Так вот, в один из прекрасных дней нашего путешествия дог Павленко наложил на палубе кучу, причем соответствующую своим габаритам. Уложил ее на самой середине. Движение фланировавших по палубе писателей остановилось. Перед кучей скопилась толпа.
— В чем дело? — напирали сзади неосведомленные.
— Безобразие! — возмущались передние. — Надо пойти за капитаном!
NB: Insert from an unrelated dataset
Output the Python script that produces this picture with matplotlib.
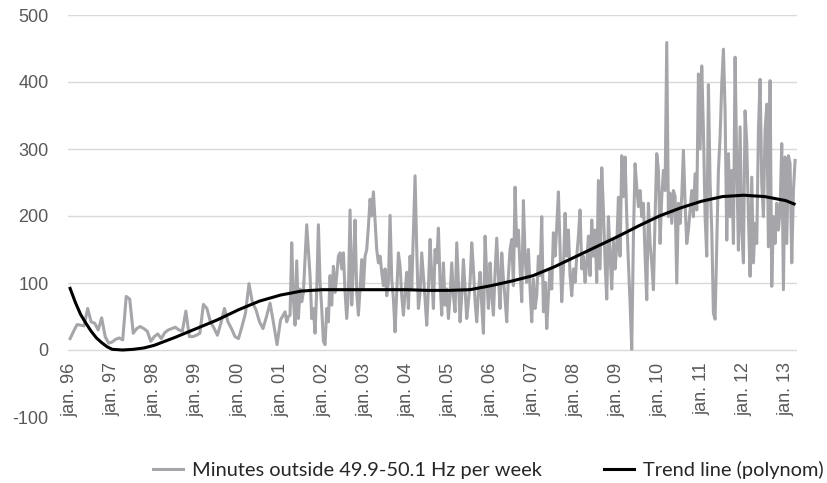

Но... никто не шел: каждый писатель ждал, что пойдет кто-то другой, менее великий. Из невеликих, конечно же, нашлось бы много желающих услужить, однако они робели: знали, из-под чьей собаки куча! Боялись быть неправильно понятыми: будто бы имеют какие-то претензии к хозяевам по этому поводу. Надо заметить, что членов семьи Павленко в этот момент на палубе не было.
Итак, воздух на палубе был подпорчен, да и стоять перед кучей говна, словно на митинге, было как-то нелепо. И писатели стали тихо расходиться по своим каютам и задраивать окна. Палуба опустела. Один я замешкался (дежурил по амурной части около одного окошка!) и стал свидетелем исторической сцены. Я вдруг увидел, что на палубе появился Борис Леонидович Пастернак с детским совочком и щеткой в руках. Пастернак подошел к куче и, вздыхая и воротя нос, начал сгребать кучу на совок, потом выбросил ее за борт и удалился, покачивая головой и смешно двигая своими лошадиными челюстями.
Через несколько минут приоткрылось какое-то окно, кто-то выглянул на палубу (в каютах все же было душно, да и скучно сидеть!) — увидел, что кучи не стало, и, обрадовавшись, скрылся. Приоткрылось другое окно, третье — и писатели с достоинством стали выходить на палубу. Променад возобновился.
Впоследствии, уже взрослым, осознав всю символику этого эпизода, я шутил, что из всех писателей, «строителей коммунизма», один лишь Пастернак оказался годным для коммунистического общества, оказался настоящим коммунистом!
Предвижу вопрос, где находился мой отец во время описанного эпизода? Его не было на палубе, он в променадах не участвовал, проводил время либо сидя с мамой на скамейке, на баке, либо на верхней, служебной палубе, так как в первый же день познакомился и подружился с капитаном, представившись бывшим матросом, а потом завязал дружбу и со всем экипажем. Рассказывал им о парусном флоте и об английском океанском. Матросы слушали, открыв рот, смотрели на отца с восхищением, и ему уже ни в чем не было отказа.
За несколько дней до прибытия нашего парохода в Горький город подвергся налету немецкой авиации. Это был последний в ту войну налет на тыловой город. Бомбардировщики, как говорили, летели на Москву, но встретили там плотный заградительный огонь и, обойдя столицу, атаковали Горький. Им удалось разрушить стратегический железнодорожный мост через Волгу. На пароходе у нас шутили, что если бы мы приплыли в Горький на пару дней раньше, то мог бы погибнуть весь цвет советской литературы! Всех поразило, что за кратчайший срок был воздвигнут временный мост, опоры которого были сложены из деревянных железнодорожных шпал. Власти проявляли тогда еще немалую энергию и организованность.